In his book, The Future of Justification, John Piper addresses the issue of legalism and the first century Jew. Piper responds to some of the notions of the New Perspectives people who claim that first century Jews had not drifted from the grace message of the Old Testament into legalism. He explains . . .
“In regard to the second objection to the general view that “the Jew keeps the law out of gratitude, as the proper response to grace,” it is important to see that, from Jesus’ standpoint, relational exclusivism (ethnic or otherwise) is rooted in self-righteousness, which means that ethnocentrism and legalism have the same root.
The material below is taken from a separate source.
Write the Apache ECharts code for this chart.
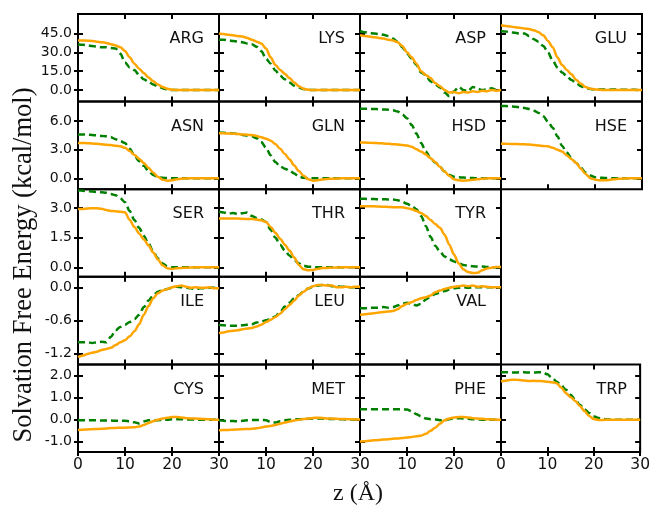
<!DOCTYPE html>
<html>
<head>
<meta charset="utf-8">
<script src="https://cdn.jsdelivr.net/npm/echarts@6/dist/echarts.min.js"></script>
<style>
  html, body { margin: 0; padding: 0; background: #fff; }
  #chart { width: 653px; height: 508px; }
</style>
</head>
<body>
<div id="chart"></div>
<script>
// z in Angstrom, shared by every panel
var z = [0,1,2,3,4,5,6,7,8,9,10,11,12,13,14,15,16,17,18,19,20,21,22,23,24,25,26,27,28,29,30];

// solid = orange curve, dashed = green curve (kcal/mol)
var ARG_solid  = [39.5,39.5,39.3,39,38.5,38,37.5,36.5,35.5,34,31,26,21,17,13.5,10,7,4.5,2.5,1,0.3,0,0,0,0,0,0,0,0,0,0];
var ARG_dashed = [36.5,36,35.5,35,34.5,34,34,33.5,33,29,22,18,16,12,8.5,6.5,4.5,3,1.5,0.5,0,0,0,0,0,0,0,0,0,0,0];
var LYS_solid  = [45,44.5,44,43.5,43,42.5,41.5,40,38.5,37,33,26,20,16,13,9.5,6,3,1,0.2,0,0,0,0,0,0,0,0,0,0,0];
var LYS_dashed = [40,40,39.5,39,38.5,38,37,36.5,34.5,31,25,21,15.5,11.5,8.5,6,3.5,2,0.8,0.2,0,0,0,0,0,0,0,0,0,0,0];
var ASP_solid  = [43.6,43,42.5,42,41.5,41,40,39.5,38,35,30,26,21,15,12,9.5,5.5,3,0,-2,-1.5,-2.5,-1.5,-2,-1,-1.5,-0.5,-1,0,-0.5,0];
var ASP_dashed = [47,46,45.5,45,44.5,44,43,41,38.5,34,29,25,20,14,12,7,4.5,2,-2,-5,-1,2.5,0,-1,2.5,1,0,0.5,1.5,0,0];
var GLU_solid  = [51.5,51,50.5,50,49.5,49,48.5,47.5,46,43.5,39,34,26,20,16,12.5,8,5,2.5,1,0.5,0.2,0,0,0,0,0,0,0,0,0];
var GLU_dashed = [47,46.5,46,45.5,45,45,43,40.5,38.5,35,30,23.5,18,14,11,8,5.5,3,1.5,0.8,0.5,0.5,0.5,0.3,0.5,0.3,0.3,0.2,0.2,0.1,0];

var ASN_solid  = [3.7,3.7,3.68,3.65,3.62,3.58,3.52,3.48,3.42,3.36,3.2,2.85,2.45,2.05,1.6,1.1,0.6,0.15,-0.15,-0.25,-0.2,-0.1,-0.05,-0.02,0,0,0,0,0,0,0];
var ASN_dashed = [4.6,4.6,4.58,4.55,4.5,4.45,4.4,4.3,4.1,3.9,3.7,3.1,2.4,1.8,1.3,0.75,0.35,0.1,0.05,0.02,0,0,0,0,0,0,0,0,0,0,0];
var GLN_solid  = [4.72,4.72,4.7,4.68,4.65,4.6,4.57,4.53,4.45,4.3,4.15,3.95,3.6,3.1,2.55,2.0,1.35,0.75,0.25,-0.1,-0.25,-0.2,-0.12,-0.08,-0.05,-0.03,0,0,0,0,0];
var GLN_dashed = [4.8,4.78,4.75,4.7,4.65,4.55,4.48,4.4,4.2,3.8,3.2,2.4,1.7,1.25,1.0,0.8,0.5,0.15,0.05,0,0,0,0,0,0,0,0,0,0,0,0];
var HSD_solid  = [3.76,3.75,3.73,3.7,3.68,3.65,3.62,3.58,3.54,3.5,3.45,3.3,3.05,2.8,2.5,2.1,1.7,1.2,0.7,0.25,-0.1,-0.22,-0.25,-0.22,-0.15,-0.1,-0.05,-0.02,0,0,0];
var HSD_dashed = [7.3,7.3,7.28,7.27,7.25,7.22,7.2,7.15,7.0,6.7,6.3,5.6,4.7,3.7,2.8,2.1,1.65,1.2,0.7,0.35,0.15,0.1,0.08,0.05,0.02,0,0,0,0,0,0];
var HSE_solid  = [3.62,3.62,3.6,3.6,3.58,3.56,3.55,3.5,3.45,3.4,3.35,3.2,3.0,2.8,2.4,2.0,1.6,1.0,0.45,0,-0.15,-0.22,-0.22,-0.18,-0.1,-0.06,-0.03,0,0,0,0];
var HSE_dashed = [7.6,7.58,7.55,7.5,7.45,7.38,7.27,7.1,6.85,6.5,5.95,5.3,4.4,3.4,2.7,2.1,1.6,1.1,0.6,0.3,0.1,0.05,0.03,0.02,0,0,0,0,0,0,0];

var SER_solid  = [2.96,2.96,2.98,3.0,3.0,2.97,2.9,2.86,2.84,2.82,2.79,2.4,2.05,1.72,1.42,1.12,0.75,0.4,0.1,-0.05,-0.08,-0.05,-0.03,-0.02,-0.01,0,0,0,0,0,0];
var SER_dashed = [3.9,3.88,3.86,3.84,3.82,3.8,3.78,3.72,3.65,3.5,3.3,2.85,2.4,2.0,1.6,1.2,0.8,0.45,0.2,0.05,0,0,0,0,0,0,0,0,0,0,0];
var THR_solid  = [2.48,2.48,2.48,2.47,2.47,2.46,2.45,2.45,2.42,2.38,2.3,2.05,1.75,1.45,1.15,0.85,0.5,0.12,-0.1,-0.15,-0.13,-0.08,-0.04,-0.03,-0.02,-0.01,0,0,0,0,0];
var THR_dashed = [2.82,2.78,2.72,2.75,2.7,2.74,2.78,2.6,2.5,2.42,2.3,1.9,1.5,1.15,0.85,0.6,0.38,0.2,0.08,0.03,0.02,0,0,0,0,0,0,0,0,0,0];
var TYR_solid  = [3.1,3.1,3.1,3.09,3.08,3.07,3.06,3.05,3.04,3.04,3.0,2.95,2.85,2.75,2.6,2.4,2.2,2.0,1.65,1.15,0.65,0.2,-0.1,-0.24,-0.29,-0.28,-0.15,-0.06,-0.02,0.02,0.02];
var TYR_dashed = [3.47,3.47,3.46,3.46,3.45,3.45,3.44,3.44,3.4,3.32,3.22,3.1,2.95,2.6,2.1,1.55,1.1,0.8,0.55,0.4,0.3,0.2,0.12,0.08,0.05,0.04,0.04,0.02,0.01,0,0];

var ILE_solid  = [-1.27,-1.24,-1.21,-1.19,-1.17,-1.14,-1.12,-1.1,-1.05,-1.0,-0.96,-0.89,-0.8,-0.67,-0.5,-0.34,-0.2,-0.11,-0.06,-0.03,0,0.02,0.03,0.01,-0.01,0,-0.01,-0.01,0,-0.02,-0.02];
var ILE_dashed = [-1.0,-1.0,-1.0,-1.01,-1.0,-0.99,-1.0,-0.9,-0.78,-0.72,-0.68,-0.63,-0.58,-0.5,-0.36,-0.24,-0.15,-0.08,-0.05,-0.03,-0.01,0.01,0,-0.01,-0.02,-0.03,-0.02,-0.02,-0.01,-0.01,-0.01];
var LEU_solid  = [-0.83,-0.82,-0.8,-0.79,-0.78,-0.76,-0.75,-0.74,-0.71,-0.68,-0.63,-0.59,-0.54,-0.48,-0.4,-0.32,-0.24,-0.15,-0.08,-0.02,0.02,0.04,0.04,0.03,0.03,0,0,0.01,0,0.01,0.01];
var LEU_dashed = [-0.68,-0.69,-0.7,-0.7,-0.7,-0.69,-0.68,-0.67,-0.64,-0.62,-0.6,-0.57,-0.53,-0.45,-0.35,-0.28,-0.2,-0.14,-0.08,-0.02,0.01,0.03,0.04,0.04,0.02,0.02,0.01,0.01,0,0,0];
var VAL_solid  = [-0.5,-0.49,-0.48,-0.47,-0.46,-0.45,-0.44,-0.43,-0.4,-0.34,-0.3,-0.27,-0.23,-0.2,-0.18,-0.15,-0.09,-0.06,-0.03,-0.01,0.01,0.02,0.03,0.02,0.03,0.01,0.02,0.01,0,0,0];
var VAL_dashed = [-0.38,-0.38,-0.37,-0.37,-0.37,-0.36,-0.37,-0.36,-0.33,-0.3,-0.28,-0.3,-0.33,-0.3,-0.22,-0.17,-0.12,-0.1,-0.07,-0.04,-0.02,-0.01,0,-0.01,0,0,0,0,0,0,0];

var CYS_solid  = [-0.46,-0.45,-0.44,-0.43,-0.42,-0.41,-0.4,-0.38,-0.37,-0.36,-0.36,-0.35,-0.34,-0.31,-0.24,-0.15,-0.07,0,0.05,0.09,0.12,0.12,0.1,0.07,0.06,0.05,0.04,0.03,0.02,0,0];
var CYS_dashed = [-0.02,-0.02,-0.03,-0.03,-0.03,-0.04,-0.04,-0.04,-0.05,-0.05,-0.05,-0.07,-0.12,-0.17,-0.08,-0.03,-0.02,-0.02,-0.01,0,0.02,0.02,0.02,0.01,0.01,0,0,0,0,0,0];
var MET_solid  = [-0.48,-0.47,-0.46,-0.45,-0.44,-0.43,-0.42,-0.41,-0.39,-0.35,-0.31,-0.28,-0.24,-0.18,-0.13,-0.08,-0.04,0,0.03,0.06,0.08,0.09,0.08,0.06,0.05,0.04,0.03,0.03,0.02,0.01,0.01];
var MET_dashed = [-0.03,-0.05,-0.06,-0.06,-0.07,-0.05,-0.03,-0.01,-0.01,-0.01,-0.02,-0.1,-0.13,-0.07,-0.02,0,0.01,0.02,0.03,0.04,0.05,0.05,0.05,0.04,0.03,0.03,0.02,0.01,0.01,0,0];
var PHE_solid  = [-0.98,-0.97,-0.95,-0.93,-0.92,-0.9,-0.88,-0.86,-0.85,-0.83,-0.81,-0.78,-0.75,-0.72,-0.64,-0.5,-0.36,-0.18,-0.03,0.06,0.1,0.12,0.12,0.1,0.07,0.05,0.04,0.02,0.01,0,0];
var PHE_dashed = [0.47,0.47,0.47,0.47,0.47,0.47,0.47,0.47,0.47,0.47,0.46,0.38,0.25,0.15,0.06,0.02,0.01,-0.02,-0.02,0.02,0.06,0.07,0.06,0.04,0.02,0.01,0,0,0,0,0];
var TRP_solid  = [1.74,1.76,1.8,1.81,1.79,1.77,1.75,1.76,1.75,1.74,1.72,1.69,1.65,1.45,1.2,1.02,0.85,0.62,0.39,0.17,0.03,-0.01,-0.01,0,0,0,0,0,0,0,0];
var TRP_dashed = [2.14,2.14,2.14,2.13,2.14,2.14,2.13,2.13,2.14,2.14,2.05,1.9,1.72,1.55,1.35,1.13,0.9,0.68,0.47,0.3,0.16,0.08,0.04,0.01,0,0,0,0,0,0,0];

// name, row, column, solid, dashed
var panels = [
  ['ARG',0,0,ARG_solid,ARG_dashed], ['LYS',0,1,LYS_solid,LYS_dashed], ['ASP',0,2,ASP_solid,ASP_dashed], ['GLU',0,3,GLU_solid,GLU_dashed],
  ['ASN',1,0,ASN_solid,ASN_dashed], ['GLN',1,1,GLN_solid,GLN_dashed], ['HSD',1,2,HSD_solid,HSD_dashed], ['HSE',1,3,HSE_solid,HSE_dashed],
  ['SER',2,0,SER_solid,SER_dashed], ['THR',2,1,THR_solid,THR_dashed], ['TYR',2,2,TYR_solid,TYR_dashed],
  ['ILE',3,0,ILE_solid,ILE_dashed], ['LEU',3,1,LEU_solid,LEU_dashed], ['VAL',3,2,VAL_solid,VAL_dashed],
  ['CYS',4,0,CYS_solid,CYS_dashed], ['MET',4,1,MET_solid,MET_dashed], ['PHE',4,2,PHE_solid,PHE_dashed], ['TRP',4,3,TRP_solid,TRP_dashed]
];

var rowTicks = [[0,15,30,45],[0,3,6],[0,1.5,3],[-1.2,-0.6,0],[-1,0,1,2]];
var rowMin = [-9.2,-1.15,-0.48,-1.4,-1.46];
var rowMax = [60.5,8.05,3.96,0.19,2.5];
var xTicks = [0,10,20,30];
var xLabelsByCol = [[0,10,20,30],[10,20,30],[10,20],[0,10,20,30]];

var gridLeft = 78, cellW = 141, gridTop = 14, cellH = 87.6;
var tickStyle = {color: '#000', width: 2};
var labelFont = 'DejaVu Sans';

var grids = [], xAxes = [], yAxes = [], series = [], graphics = [];

panels.forEach(function (p, k) {
  var name = p[0], row = p[1], col = p[2];
  var left = gridLeft + col * cellW, top = gridTop + row * cellH;
  grids.push({left: left, top: top, width: cellW, height: cellH, show: true,
    borderColor: '#000', borderWidth: 2, backgroundColor: 'transparent'});

  function xAxis(pos, inside, len, labels) {
    xAxes.push({
      gridIndex: k, type: 'value', position: pos, min: 0, max: 30,
      axisLine: {show: false, onZero: false}, splitLine: {show: false},
      axisTick: {show: true, inside: inside, length: len, lineStyle: tickStyle, customValues: xTicks},
      axisLabel: labels ? {show: true, customValues: labels, margin: 5, fontSize: 15.5,
        fontFamily: labelFont, color: '#111'} : {show: false}
    });
    return xAxes.length - 1;
  }
  function yAxis(pos, inside, len, labels) {
    yAxes.push({
      gridIndex: k, type: 'value', position: pos, min: rowMin[row], max: rowMax[row],
      axisLine: {show: false, onZero: false}, splitLine: {show: false},
      axisTick: {show: true, inside: inside, length: len, lineStyle: tickStyle, customValues: rowTicks[row]},
      axisLabel: labels ? {show: true, customValues: labels, margin: 6, fontSize: 14,
        fontFamily: labelFont, color: '#111', formatter: function (v) { return v.toFixed(1); }} : {show: false}
    });
    return yAxes.length - 1;
  }

  var xi = xAxis('bottom', true, 5, null);
  xAxis('top', true, 5, null);
  if (row === 4) xAxis('bottom', false, 4, xLabelsByCol[col]);
  var yi = yAxis('left', true, 5, null);
  yAxis('right', true, 5, null);
  if (col === 0) yAxis('left', false, 4, rowTicks[row]);

  series.push({
    type: 'line', xAxisIndex: xi, yAxisIndex: yi, showSymbol: false, smooth: 0.3, smoothMonotone: 'x',
    data: z.map(function (v, i) { return [v, p[4][i]]; }),
    lineStyle: {color: '#008000', width: 2.5, type: [7, 4]}, z: 2
  });
  series.push({
    type: 'line', xAxisIndex: xi, yAxisIndex: yi, showSymbol: false, smooth: 0.3, smoothMonotone: 'x',
    data: z.map(function (v, i) { return [v, p[3][i]]; }),
    lineStyle: {color: '#FFA500', width: 2.5}, z: 3
  });

  graphics.push({
    type: 'text', x: left + cellW - 15, y: top + 25, z: 10,
    style: {text: name, fill: '#111', font: '16px "DejaVu Sans"', textAlign: 'right', textVerticalAlign: 'middle'}
  });
});

graphics.push({
  type: 'text', x: 24, y: 265, rotation: Math.PI / 2,
  style: {text: 'Solvation Free Energy (kcal/mol)', fill: '#111', font: '26.5px "Liberation Serif"',
    textAlign: 'center', textVerticalAlign: 'middle'}
});
graphics.push({
  type: 'text', x: 358, y: 494,
  style: {text: 'z (Å)', fill: '#111', font: '24px "Liberation Serif"', textAlign: 'center', textVerticalAlign: 'middle'}
});

var myChart = echarts.init(document.getElementById('chart'));
var option = {
  animation: false,
  backgroundColor: '#fff',
  grid: grids,
  xAxis: xAxes,
  yAxis: yAxes,
  series: series,
  graphic: graphics
};
myChart.setOption(option);
</script>
</body>
</html>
This connection between self-righteousness and exclusivism is one of the points of Jesus’ parable that begins, “He also told this parable to some who trusted in themselves that they were righteous [dikaioi], and treated others with contempt” (Luke 18:9). A deep root of “treating others with contempt” (whether the others are ethnically similar publicans or ethnically different Gentiles) is: “[They] trusted in themselves that they were righteous. . . . In other words, the exclusivistic treatment of others is one manifestation of the self-righteousness that trusts in its own law-keeping. Legalism and ethnocentrism have the same root. They are not separate conditions of the soul. Jesus’ parable of the Pharisee and the tax collector also shows that the branches of this root of exclusivistic self-righteousness can, amazingly, make protests and prayers to the effect that all is of grace. Thus, the Pharisee prays, “God, I thank you that I am not like other men, extortioners, unjust, adulterers, or even like this tax collector” (Luke 18:11).
Is this not a clear warning to us that finding grace dependent statements in Second-Temple Judaism does not demonstrate that the hearts of those who made those statements were not at root self-righteous (pp. 156-157).
It is interesting to note this idea that legalism and racism are closely entwined. At their core they are both rooted in pride and a superior view of ourselves and our cultural groups.